[start of Data to process]

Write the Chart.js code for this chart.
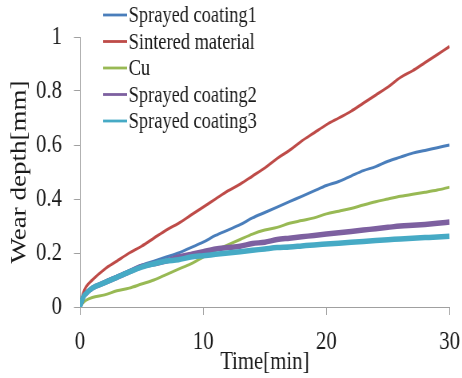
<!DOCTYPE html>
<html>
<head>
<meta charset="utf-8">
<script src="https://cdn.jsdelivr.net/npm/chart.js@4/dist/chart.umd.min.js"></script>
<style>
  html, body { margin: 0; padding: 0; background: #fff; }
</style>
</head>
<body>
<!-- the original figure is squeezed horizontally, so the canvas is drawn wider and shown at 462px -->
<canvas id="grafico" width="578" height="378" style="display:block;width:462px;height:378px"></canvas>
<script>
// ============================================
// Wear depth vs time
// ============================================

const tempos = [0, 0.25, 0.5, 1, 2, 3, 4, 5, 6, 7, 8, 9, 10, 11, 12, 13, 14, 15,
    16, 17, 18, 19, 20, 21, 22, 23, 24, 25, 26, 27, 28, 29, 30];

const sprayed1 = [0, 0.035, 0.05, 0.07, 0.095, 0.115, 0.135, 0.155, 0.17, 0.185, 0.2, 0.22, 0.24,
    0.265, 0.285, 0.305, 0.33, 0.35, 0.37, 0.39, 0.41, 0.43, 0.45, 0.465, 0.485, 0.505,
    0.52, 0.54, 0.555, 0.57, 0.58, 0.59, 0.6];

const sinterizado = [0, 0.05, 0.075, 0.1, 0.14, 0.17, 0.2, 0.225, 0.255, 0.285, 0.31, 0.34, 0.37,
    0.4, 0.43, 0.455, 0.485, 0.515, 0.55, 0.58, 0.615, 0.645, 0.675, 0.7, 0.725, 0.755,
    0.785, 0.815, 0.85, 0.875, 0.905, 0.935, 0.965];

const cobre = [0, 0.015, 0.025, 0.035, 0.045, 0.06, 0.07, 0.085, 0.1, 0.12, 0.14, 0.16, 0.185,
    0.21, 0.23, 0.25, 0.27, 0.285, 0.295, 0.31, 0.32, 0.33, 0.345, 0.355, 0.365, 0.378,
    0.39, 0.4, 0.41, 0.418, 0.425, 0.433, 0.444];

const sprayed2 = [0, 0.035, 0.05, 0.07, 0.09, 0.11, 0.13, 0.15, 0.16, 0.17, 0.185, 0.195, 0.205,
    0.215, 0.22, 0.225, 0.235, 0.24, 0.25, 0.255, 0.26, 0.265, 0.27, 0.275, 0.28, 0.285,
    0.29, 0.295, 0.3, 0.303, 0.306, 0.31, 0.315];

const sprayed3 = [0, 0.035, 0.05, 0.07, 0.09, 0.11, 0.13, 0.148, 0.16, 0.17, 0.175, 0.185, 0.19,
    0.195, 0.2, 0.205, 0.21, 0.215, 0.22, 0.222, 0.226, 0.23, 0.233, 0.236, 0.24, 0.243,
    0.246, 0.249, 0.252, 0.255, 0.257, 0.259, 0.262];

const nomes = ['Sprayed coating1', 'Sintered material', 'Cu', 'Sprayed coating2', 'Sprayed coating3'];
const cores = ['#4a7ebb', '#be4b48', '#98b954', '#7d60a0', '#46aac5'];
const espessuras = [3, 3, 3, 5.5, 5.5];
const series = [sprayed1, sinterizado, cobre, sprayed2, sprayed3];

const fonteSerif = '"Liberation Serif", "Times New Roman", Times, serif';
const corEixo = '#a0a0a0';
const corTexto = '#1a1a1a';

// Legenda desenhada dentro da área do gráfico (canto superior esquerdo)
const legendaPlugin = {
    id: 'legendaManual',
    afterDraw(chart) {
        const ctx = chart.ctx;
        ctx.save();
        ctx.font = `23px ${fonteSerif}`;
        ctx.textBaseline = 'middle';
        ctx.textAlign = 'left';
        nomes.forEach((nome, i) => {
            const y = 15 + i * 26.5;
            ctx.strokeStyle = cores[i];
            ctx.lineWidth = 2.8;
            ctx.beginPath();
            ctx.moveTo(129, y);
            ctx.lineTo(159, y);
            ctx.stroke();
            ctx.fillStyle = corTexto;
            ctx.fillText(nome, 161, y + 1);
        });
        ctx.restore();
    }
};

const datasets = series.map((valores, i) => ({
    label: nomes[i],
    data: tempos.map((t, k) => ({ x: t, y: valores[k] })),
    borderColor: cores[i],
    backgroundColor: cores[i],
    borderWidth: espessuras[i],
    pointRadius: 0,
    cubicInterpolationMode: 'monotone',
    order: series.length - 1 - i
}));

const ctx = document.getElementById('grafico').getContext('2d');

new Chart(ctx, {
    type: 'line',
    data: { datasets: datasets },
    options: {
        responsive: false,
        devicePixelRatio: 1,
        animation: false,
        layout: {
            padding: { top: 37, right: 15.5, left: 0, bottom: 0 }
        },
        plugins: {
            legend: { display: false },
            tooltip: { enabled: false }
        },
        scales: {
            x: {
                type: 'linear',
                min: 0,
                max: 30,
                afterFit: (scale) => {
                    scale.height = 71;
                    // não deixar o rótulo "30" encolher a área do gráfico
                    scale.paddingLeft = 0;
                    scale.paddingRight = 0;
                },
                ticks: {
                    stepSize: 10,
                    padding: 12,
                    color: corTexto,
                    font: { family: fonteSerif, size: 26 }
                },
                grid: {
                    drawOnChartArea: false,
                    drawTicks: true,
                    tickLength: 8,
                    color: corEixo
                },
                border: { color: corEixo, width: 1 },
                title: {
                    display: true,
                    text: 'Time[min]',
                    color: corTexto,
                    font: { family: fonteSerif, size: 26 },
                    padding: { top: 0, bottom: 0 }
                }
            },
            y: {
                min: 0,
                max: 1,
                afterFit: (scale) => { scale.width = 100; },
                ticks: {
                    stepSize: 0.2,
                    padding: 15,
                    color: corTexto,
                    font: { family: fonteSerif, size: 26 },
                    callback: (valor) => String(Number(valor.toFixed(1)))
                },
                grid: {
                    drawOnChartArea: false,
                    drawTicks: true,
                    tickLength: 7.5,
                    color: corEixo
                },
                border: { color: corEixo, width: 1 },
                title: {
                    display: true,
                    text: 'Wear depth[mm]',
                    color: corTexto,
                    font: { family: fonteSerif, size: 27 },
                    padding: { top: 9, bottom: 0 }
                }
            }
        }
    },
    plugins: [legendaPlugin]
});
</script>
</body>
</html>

[end of Data to process]
[start of Data to process]

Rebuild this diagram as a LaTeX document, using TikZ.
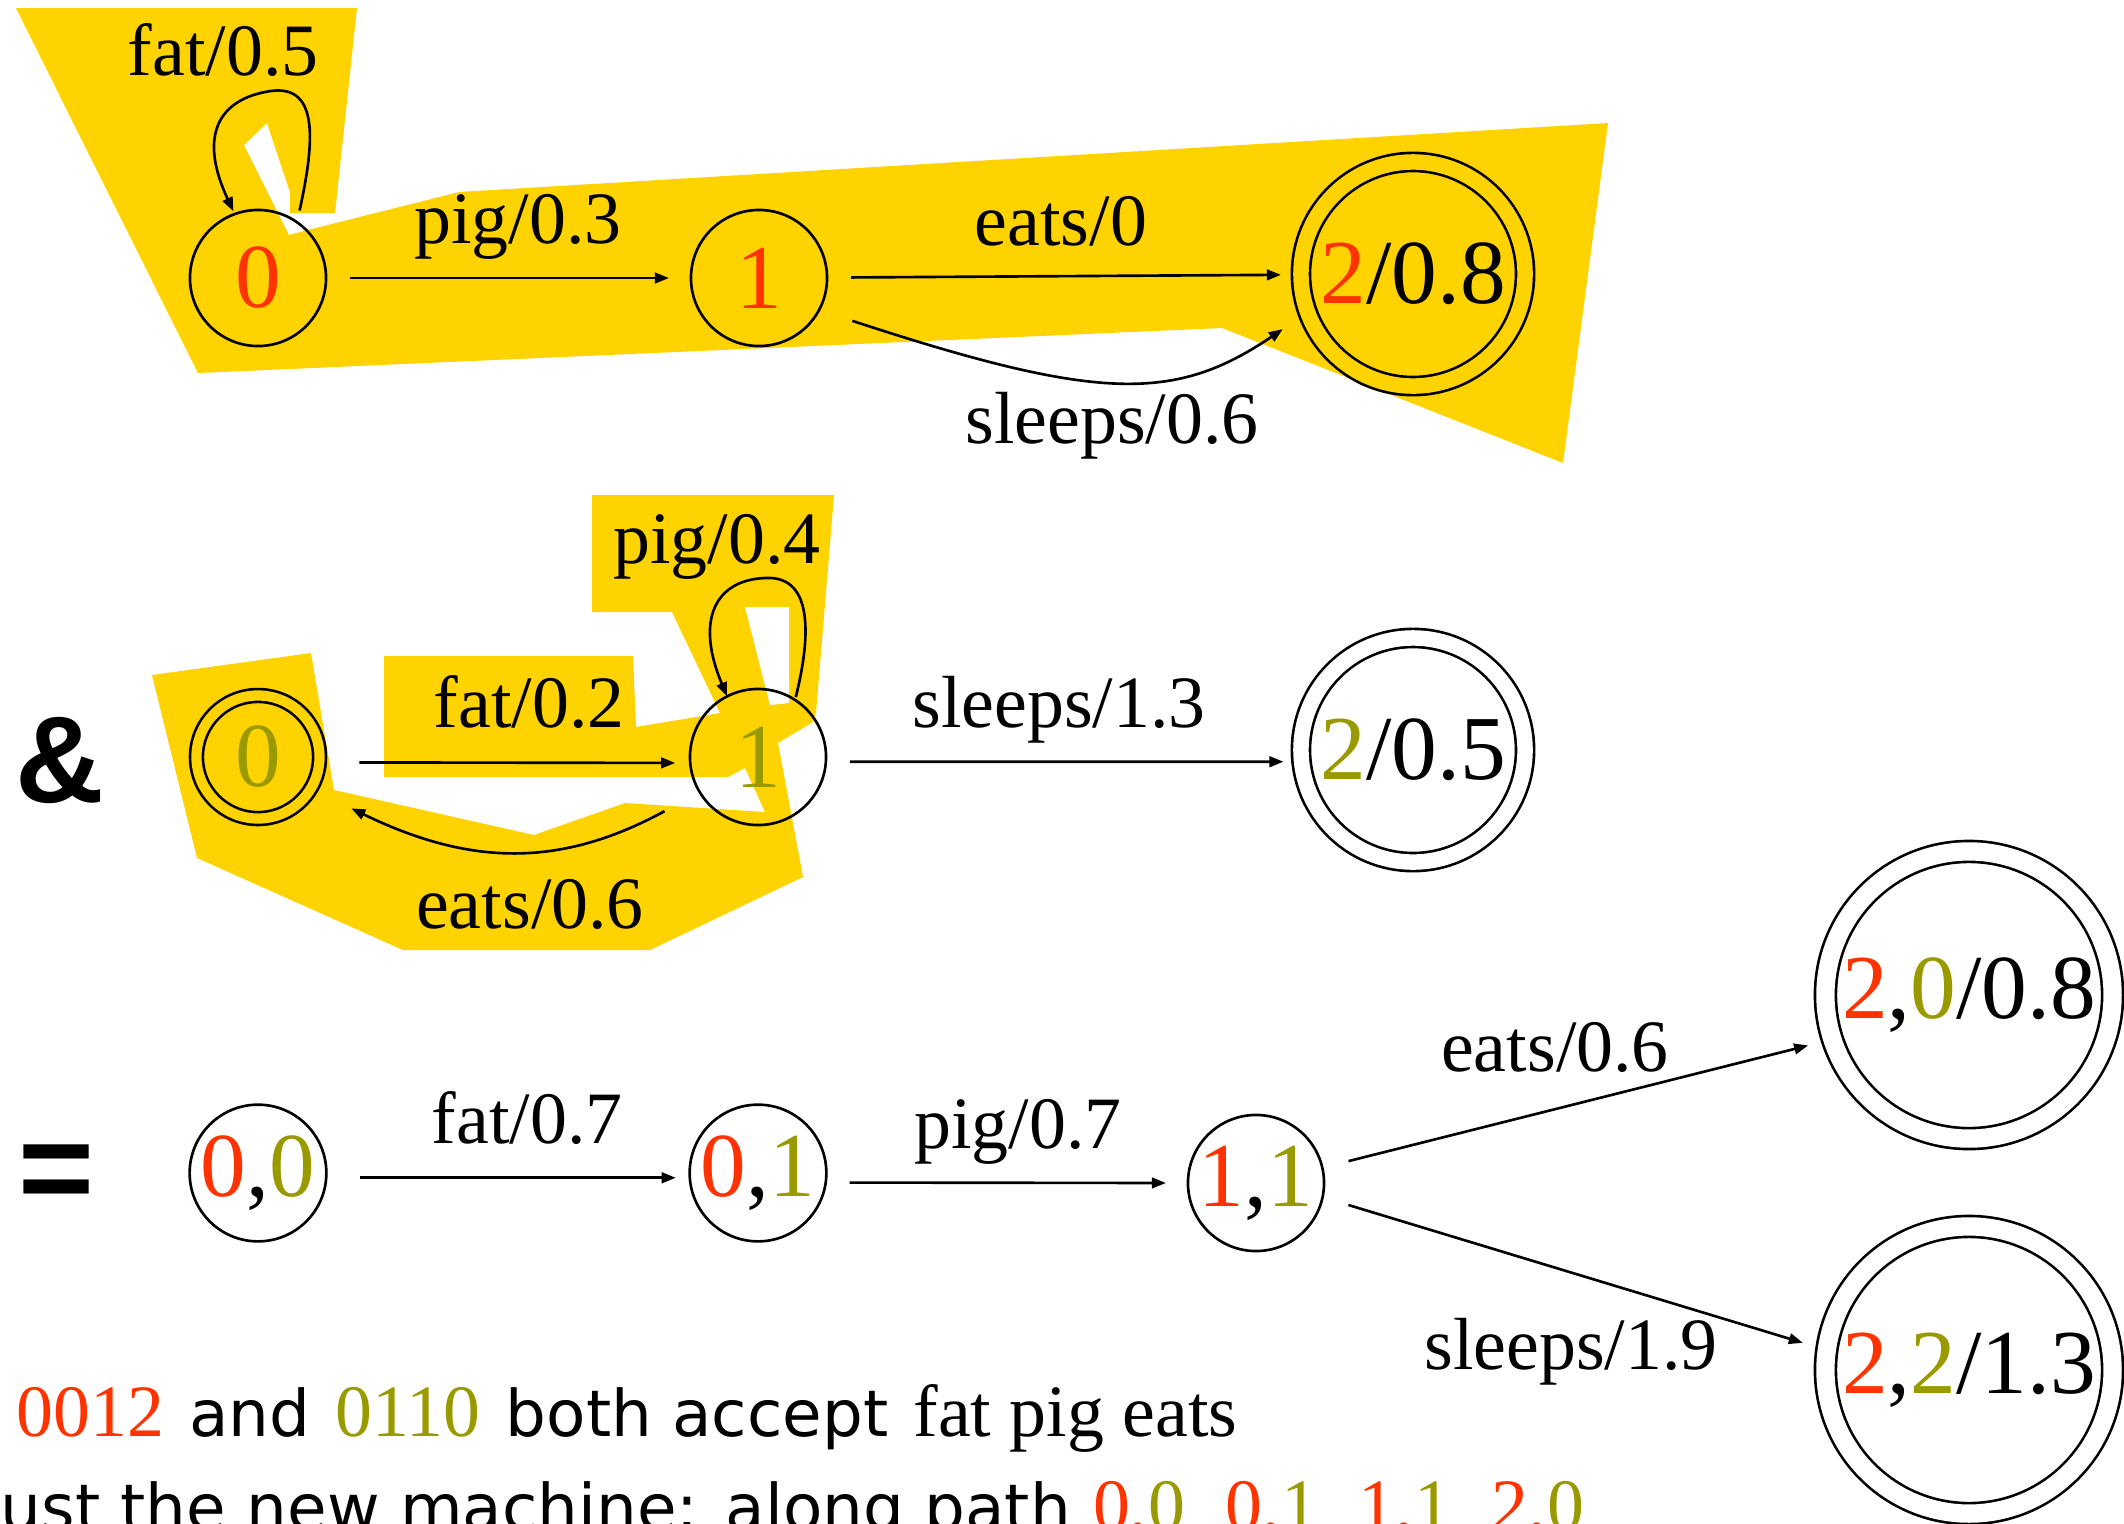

[end of Data to process]

# Your goal
Repeat exactly, and only, the lines between the line holding "Write the Chart.js code for this chart." and the line holding "0.52, 0.54, 0.555, 0.57, 0.58, 0.59, 0.6];", inclusive, leaving pictures out.

# Answer for the task
Write the Chart.js code for this chart.
<!DOCTYPE html>
<html>
<head>
<meta charset="utf-8">
<script src="https://cdn.jsdelivr.net/npm/chart.js@4/dist/chart.umd.min.js"></script>
<style>
  html, body { margin: 0; padding: 0; background: #fff; }
</style>
</head>
<body>
<!-- the original figure is squeezed horizontally, so the canvas is drawn wider and shown at 462px -->
<canvas id="grafico" width="578" height="378" style="display:block;width:462px;height:378px"></canvas>
<script>
// ============================================
// Wear depth vs time
// ============================================

const tempos = [0, 0.25, 0.5, 1, 2, 3, 4, 5, 6, 7, 8, 9, 10, 11, 12, 13, 14, 15,
    16, 17, 18, 19, 20, 21, 22, 23, 24, 25, 26, 27, 28, 29, 30];

const sprayed1 = [0, 0.035, 0.05, 0.07, 0.095, 0.115, 0.135, 0.155, 0.17, 0.185, 0.2, 0.22, 0.24,
    0.265, 0.285, 0.305, 0.33, 0.35, 0.37, 0.39, 0.41, 0.43, 0.45, 0.465, 0.485, 0.505,
    0.52, 0.54, 0.555, 0.57, 0.58, 0.59, 0.6];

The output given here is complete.